Information assets. More and more companies are using this term and recognizing the tremendous revenue potential inherent in the information they collect, both intentionally and accidentally. I call this a company’s “information on deposit”. (I’ll expand on that term in a later post.)
As information is folded into the revenue-generating capabilities of a firm, interest in—and more importantly budgets for—information solutions and technology are swiftly moving to business units, rather staying in IT hands.
Note that this is not the same as that older, observed phenomenon of IT siloing, where business divisions responded to a vacuum in enterprise guidance by investing in their own IT teams and solutions. Now, the expansion of exceptionally user-friendly cloud, SaaS, and consultant-led solutions—along with the elevation of more a tech-confident generation used to consumer-driven, single-use tech solutions—has put direct control of information solutions squarely in the hands of “non-expert” experts. These are the folks we at the enterprise level have been accustomed to calling “the business” or “subject matter experts” or even “our internal clients”.
Regardless of where information is being harnessed and managed, information leaders and CxOs alike need to make every effort to lead by example. The easier the tools become to use, the more critical it is to emphasize that information leadership is a team sport, requiring regular collaboration across teams and disciplines. The challenging work at hand is to describe, classify, integrate, share, and govern (that is, control and manage) information assets in a way that creates business value, regardless of the application or solution.
The easier the tools become to use, the more critical it is to emphasize that information leadership is a team sport, requiring regular collaboration across teams and disciplines.
Here are four points to consider:
1. In our increasingly digital world, the focus is on the customer — and all data matters.
One major key to unlocking revenue is to take a broad, holistic view of the business’s customer. Customer relationships are not just about filling product demand; loyalty comes from being a trusted advisor. Good long-term customer relationships are built on good problem-solving experiences, at the organizational or individual level—optimized to the issue of the moment, but also coherent over time. Consultants know that every experience matters. With larger organizations, cultivating this kind of customer-centric view begins with the recognition that no data is without value. This means acquiring, keeping, managing, and using data that would formerly have been discarded as the byproduct of operations or manufacturing processes, and making that data a key input for services and products. (For business units going their own way with single-use applications, this means a serious conversation with vendors about obtaining data and understanding how the vendor uses the data for its own part.)
2. Operations and analytics are no longer separate: business intelligence (BI) is fundamental.

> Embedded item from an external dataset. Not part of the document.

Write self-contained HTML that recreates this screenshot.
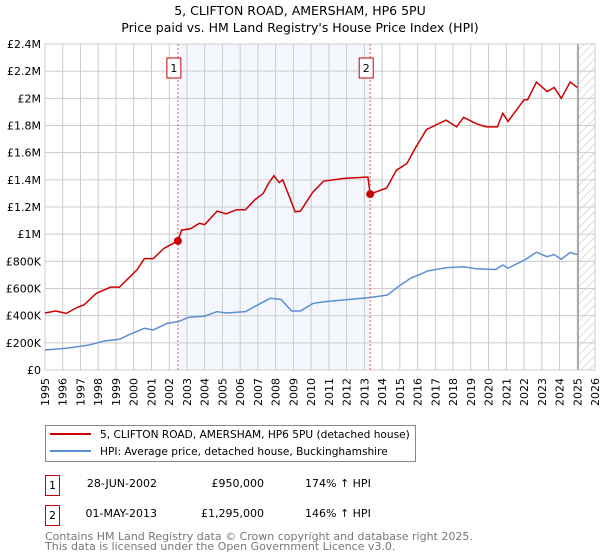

Analytics is no longer an afterthought to transactional systems—it’s the heart of our future information infrastructure. The mountains of structured, semi-structured, and unstructured data that we’re now storing will likely be retained for 10 or even 25 years into the future. Powerful tools already exist to perform advanced (e.g., predictive and prescriptive) analytics, supporting insights into where business is headed. The next generation of information infrastructures will combine legacy content, sensor data, transactional data, and conventional analytic data (i.e., “big data”) into a single, focused solution-agnostic set of data services or information capabilities. These capabilities will enable people, processes and technologies to leverage information assets in support of organizational goals, drive better decisions, and create value. Developing and deploying these capabilities takes dedication and effort, but the potential is nearly limitless.
3. Embrace the Internet of Things.
From business tools like geolocation in vehicle fleets to internet hotspots and devices like remote door locks or thermostats, the IoT generates actual data about things that we previously understood only through manual-entry logs, periodic checks, interviews, and assumptions. Yes, the data needs to be filtered through and analyzed, but it’s an unbeatable source of intelligence about actual use and ways of working. Properly harnessed, it has the potential to bring businesses greater efficiency and process improvements—as well as other benefits such as improvements to product design. And these benefits accrue up and down the supply chain, as businesses share or sell their data assets. For example, McKinsey & Company has estimated that data and mobility services related to the “connected car” could generate as much as $1.5 trillion in revenue by 2030, as automakers and their partners buy and sell vehicle-specific system, trip, advertising, and other data.
The IoT generates actual data about things we previously understood only through manual-entry logs, periodic checks, interviews, and assumptions.
4. Quality through governance
As technological capabilities grow more powerful, it is more important than ever to pay attention to perennial obstacles impeding business intelligence and analytics. I’m referring to the challenge of integrating multiple, disparate sets of data, so that they are fit for use. Data sets that can’t be used—or trusted—are nearly worthless. Governance capabilities and solutions are the key to reliable integration between sensor data, traditional analytic systems, unstructured data, and transaction systems. Data and information governance strategies help define the controls and monitoring structures that ensure access, utility, and quality. A sound data governance strategy is the foundation that ensures that information assets are accessible, usable, and of the highest quality and reliability—in other words “fit for use.” (Once again, this should spawn a serious conversation within the business before adopting a single-use, problem-solver app, to assess the requirements and cost of integration as part of adoption process.)